Simple Logistic Regression
- Result: Balanced Accuracy Score = 0.957
- Repo Link

Challenges with Logistic Regression

A common problem in classification algorithms are class imbalances. Class imbalance refers to a situation in which the existing classes in a dataset aren't equally represented (i.e. when one class is much larger than the other class).

Strategies to deal with class inbalances include the following:

Oversampling: Oversampling and undersampling in data analysis are techniques used to adjust the class distribution of a data set (i.e. the ratio between the different classes/categories represented). These terms are used both in statistical sampling, survey design methodology and in machine learning.

Source: Wikipedia

Native Random Oversampling
- Result: Balanced Accuracy Score = 0.770
- Repo Link
SMOTE Oversampling
- Result: Balanced Accuracy Score = 0.769
- Repo Link

Undersampling: Oversampling and undersampling in data analysis are techniques used to adjust the class distribution of a data set (i.e. the ratio between the different classes/categories represented). These terms are used both in statistical sampling, survey design methodology and in machine learning.

Source: Wikipedia

Random Undersampling
- Result: Balanced Accuracy Score = 0.770
- Repo Link

Combination Sampling: These algorithm combines aspects of both, oversampling and undersampling.

SMOTEENN ((SMOTE and Edited Nearest Neighbors)
- Result: Balanced Accuracy Score = 0.773
- Repo Link

2. Random Forest and Easy Ensemble Classifier

Random forests or random decision forests are an ensemble learning method for classification, regression and other tasks that operate by constructing a multitude of decision trees at training time and outputting the class that is the mode of the classes (classification) or mean/average prediction (regression) of the individual trees.

Source: Wikipedia

Ensemble methods use multiple learning algorithms to obtain better predictive performance than could be obtained from any of the constituent learning algorithms alone. Unlike a statistical ensemble in statistical mechanics, which is usually infinite, a machine learning ensemble consists of only a concrete finite set of alternative models, but typically allows for much more flexible structure to exist among those alternatives.

Source: Wikipedia

Random Forest Classifier
- Result: Balanced Accuracy Score = 0.787
- Repo Link
Easy Ensemble Classifier
- Result: Balanced Accuracy Score = 0.795
- Repo Link

NLP (Natural Language Processing) Algorithms

Natural language processing (NLP) is a subfield of linguistics, computer science, and artificial intelligence concerned with the interactions between computers and human language, in particular how to program computers to process and analyze large amounts of natural language data.

Source: Wikipedia

NLP Algorithms used in this project

1. NLP using Pyspark

Accuracy Results:

For output as decimals (0.0 to 10.0): 0.21
For output as integers (0 to 10): 0.40
For output as 5-star ratings (1 to 5): 0.61
For output as 3 Categories (Bad, Average, or Good): 0.78
For output as Sentiment (Positive or Negative): 0.92

Summary of Results and Recommendation

This model is fast, and is not overfitted for the review outcomes as negative/positive.
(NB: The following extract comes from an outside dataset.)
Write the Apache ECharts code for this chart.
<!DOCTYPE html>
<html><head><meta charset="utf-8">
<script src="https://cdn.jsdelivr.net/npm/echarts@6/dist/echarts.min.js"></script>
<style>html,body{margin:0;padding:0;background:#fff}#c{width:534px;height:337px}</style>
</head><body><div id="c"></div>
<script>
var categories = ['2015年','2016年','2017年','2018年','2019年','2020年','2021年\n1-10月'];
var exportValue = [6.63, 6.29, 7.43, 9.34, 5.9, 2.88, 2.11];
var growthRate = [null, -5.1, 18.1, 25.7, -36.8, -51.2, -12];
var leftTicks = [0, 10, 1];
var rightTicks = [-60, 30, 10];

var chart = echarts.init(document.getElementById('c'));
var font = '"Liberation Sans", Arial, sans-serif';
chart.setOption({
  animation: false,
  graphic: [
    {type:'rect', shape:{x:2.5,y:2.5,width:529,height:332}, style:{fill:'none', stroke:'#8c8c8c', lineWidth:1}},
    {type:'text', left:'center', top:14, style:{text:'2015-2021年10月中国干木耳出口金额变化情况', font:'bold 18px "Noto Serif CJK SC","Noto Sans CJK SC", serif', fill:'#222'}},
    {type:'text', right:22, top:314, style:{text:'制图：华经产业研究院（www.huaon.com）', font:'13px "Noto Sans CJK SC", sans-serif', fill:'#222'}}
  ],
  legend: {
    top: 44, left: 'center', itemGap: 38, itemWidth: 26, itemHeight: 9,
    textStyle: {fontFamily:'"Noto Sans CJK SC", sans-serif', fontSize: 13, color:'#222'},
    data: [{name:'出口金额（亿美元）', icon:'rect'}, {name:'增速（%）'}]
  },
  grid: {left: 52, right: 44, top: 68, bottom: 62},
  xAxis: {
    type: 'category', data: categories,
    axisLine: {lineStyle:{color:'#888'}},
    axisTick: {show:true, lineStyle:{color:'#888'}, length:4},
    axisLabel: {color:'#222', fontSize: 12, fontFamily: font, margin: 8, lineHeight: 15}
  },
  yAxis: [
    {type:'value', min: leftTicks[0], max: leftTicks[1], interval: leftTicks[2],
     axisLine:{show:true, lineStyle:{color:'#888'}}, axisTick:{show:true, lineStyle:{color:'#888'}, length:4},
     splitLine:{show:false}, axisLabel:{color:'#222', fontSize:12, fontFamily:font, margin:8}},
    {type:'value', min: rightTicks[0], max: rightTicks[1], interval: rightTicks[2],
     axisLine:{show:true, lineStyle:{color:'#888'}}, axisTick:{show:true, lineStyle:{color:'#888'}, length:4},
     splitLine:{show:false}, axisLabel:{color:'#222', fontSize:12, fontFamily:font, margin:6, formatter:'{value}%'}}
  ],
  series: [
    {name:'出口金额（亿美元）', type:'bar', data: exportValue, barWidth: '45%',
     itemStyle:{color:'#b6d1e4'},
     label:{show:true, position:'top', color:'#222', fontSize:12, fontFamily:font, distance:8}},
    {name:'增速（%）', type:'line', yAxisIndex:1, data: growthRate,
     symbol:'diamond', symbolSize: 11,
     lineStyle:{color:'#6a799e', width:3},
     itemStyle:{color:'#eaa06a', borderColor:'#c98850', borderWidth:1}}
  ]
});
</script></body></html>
It works well when the outcome is in decimals/integers and more than 2 categories

Platform: Google Colab

Algorithm: NaiveBayes

Repo Link

Run model on Google Colab (Reading data from AWS PostgresSQL DataBase)
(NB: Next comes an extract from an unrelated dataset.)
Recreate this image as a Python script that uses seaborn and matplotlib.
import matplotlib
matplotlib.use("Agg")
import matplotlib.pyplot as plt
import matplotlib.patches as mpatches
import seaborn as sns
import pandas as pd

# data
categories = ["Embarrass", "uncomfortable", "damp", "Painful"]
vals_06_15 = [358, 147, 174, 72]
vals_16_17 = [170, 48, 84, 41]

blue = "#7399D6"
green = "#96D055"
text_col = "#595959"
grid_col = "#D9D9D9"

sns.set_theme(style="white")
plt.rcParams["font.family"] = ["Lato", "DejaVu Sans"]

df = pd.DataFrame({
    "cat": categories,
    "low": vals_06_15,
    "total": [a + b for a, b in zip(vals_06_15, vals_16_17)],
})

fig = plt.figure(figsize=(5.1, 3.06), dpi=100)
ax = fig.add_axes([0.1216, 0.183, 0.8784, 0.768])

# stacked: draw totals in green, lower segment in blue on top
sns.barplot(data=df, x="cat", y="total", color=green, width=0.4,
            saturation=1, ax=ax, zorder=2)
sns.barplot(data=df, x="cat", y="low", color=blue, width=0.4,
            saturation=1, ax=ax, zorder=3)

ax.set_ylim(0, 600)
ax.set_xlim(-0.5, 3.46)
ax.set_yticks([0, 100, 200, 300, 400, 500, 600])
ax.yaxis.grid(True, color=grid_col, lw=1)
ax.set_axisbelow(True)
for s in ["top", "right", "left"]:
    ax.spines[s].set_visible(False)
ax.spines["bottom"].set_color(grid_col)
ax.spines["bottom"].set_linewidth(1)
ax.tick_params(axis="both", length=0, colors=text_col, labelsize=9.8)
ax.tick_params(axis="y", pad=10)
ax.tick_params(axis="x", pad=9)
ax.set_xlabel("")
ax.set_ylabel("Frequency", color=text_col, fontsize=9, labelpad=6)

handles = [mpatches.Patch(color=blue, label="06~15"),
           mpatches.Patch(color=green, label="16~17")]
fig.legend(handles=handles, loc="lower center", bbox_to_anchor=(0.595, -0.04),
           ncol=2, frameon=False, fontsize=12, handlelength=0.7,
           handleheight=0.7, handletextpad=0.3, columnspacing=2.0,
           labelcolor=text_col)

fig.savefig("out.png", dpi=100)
2. NLP using Deep Learning (2 layers)

Accuracy Results:

For output as decimals (0.0 to 10.0): 0.0
For output as integers (0 to 10): 0.0
For output as 5-star ratings (1 to 5): 0.0043
For output as 3 Categories (Bad, Average, or Good): 0.031
For output as Sentiment (Positive or Negative): 0.957

Summary of Results

This model's accuracy for positive/negative review outcomes was better than the model above. The negative side was that this model was overfitted for output as positive/negative as the results below show.

Platform: Google Colab

Model: tf2-preview/gnews-swivel-20dim

Repo Link

Run model on Google Colab (Reading data from AWS PostgresSQL DataBase)

Recommendations

If the company wants to have the review results in two categories - 'positive' and 'negative', then Logistic Regression and Deep Learning NLP are recommended - both have an accuracy score of 0.957.
If the company wants any further granularity in the review output, then PySpark NLP is recommended.
If a balance between granularity and accuracy is desired, then the 3 categories (good, bad, average) review output is suggested. These categories are easy for customers to understand. PySpark NLP is recommended as the model - it gives an accuracy score of 0.786.